Summarily, the Final Rule is fundamentally flawed, because it causes remote waters with only insignificant connections to traditional navigable waters, interstate waters, and territorial seas, to become jurisdictional under the CWA for the first time, without forcing EPA or the Army Corps to show that the remote waters have a significant impact on downstream traditional navigable waters, interstate waters, and territorial seas.
 See e.g. Congressional Research Service Report, Claudia Copeland, EPA and the Army Corps Proposed Rule to Define "Waters of the United States," dated November 21, 2014, available online at https://www.fas.org/sgp/crs/misc/R43455.pdf (last visited January 7, 2015) ("Proposed changes would increase the asserted scope of CWA jurisdiction, in part as a result of expressly declaring some types of waters categorically jurisdictional (such as all waters adjacent to a jurisdictional water), and also by application of definitions, which would give larger regulatory context than previously to some waters, such as tributaries.").
 Lawmakers from the House Agriculture; Oversight and Government Reform; and Science, Space and Technology committees asked EPA Administrator Gina McCarthy for documents regarding the agency's campaign of support for the "Waters of the U.S." rule.

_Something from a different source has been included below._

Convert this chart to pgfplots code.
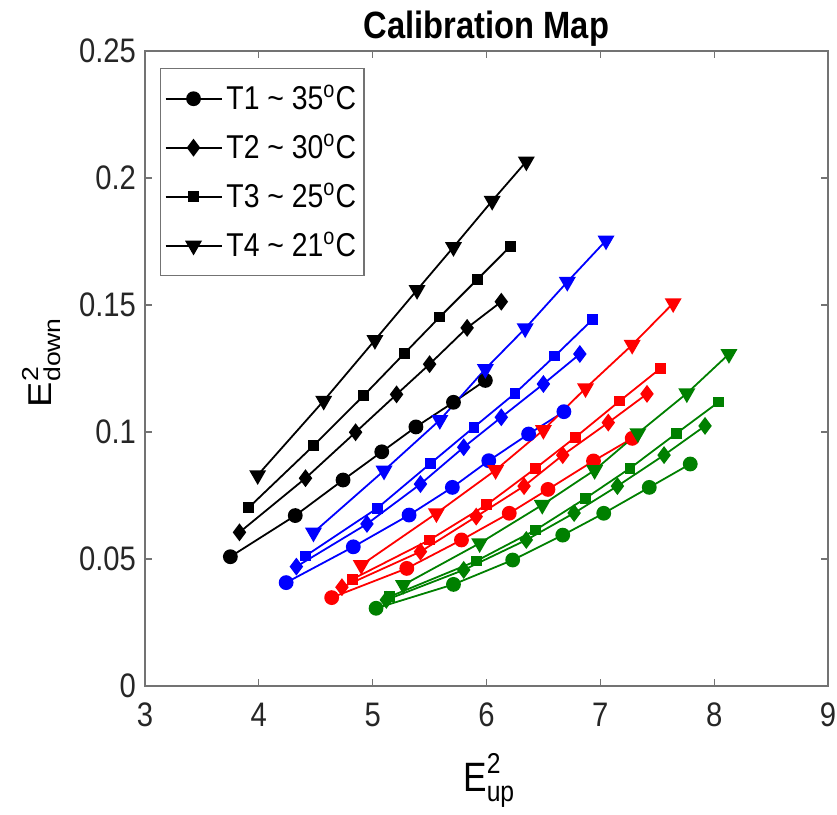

See e.g. May 26, 2015 Letter from members of the House of Representatives to Gina McCarthy regarding the Final Rule and EPA's efforts to gain public comments in support of the same, available online at http://www.eenews.net/assets/2015/05/27/document_gw_04.pdf (last visited May 28, 2015).
 See also, Specifically, the Clean Water Rule:
 Id. ("Specifically, the Clean Water Rule: . . . • Reduces the use of case-specific analysis of waters. Previously, almost any water could be put through a lengthy case-specific analysis, even if it would not be subject to the Clean Water Act. The rule significantly limits the use of case-specific analysis by creating clarity and certainty on protected waters and limiting the number of similarly situated water features.)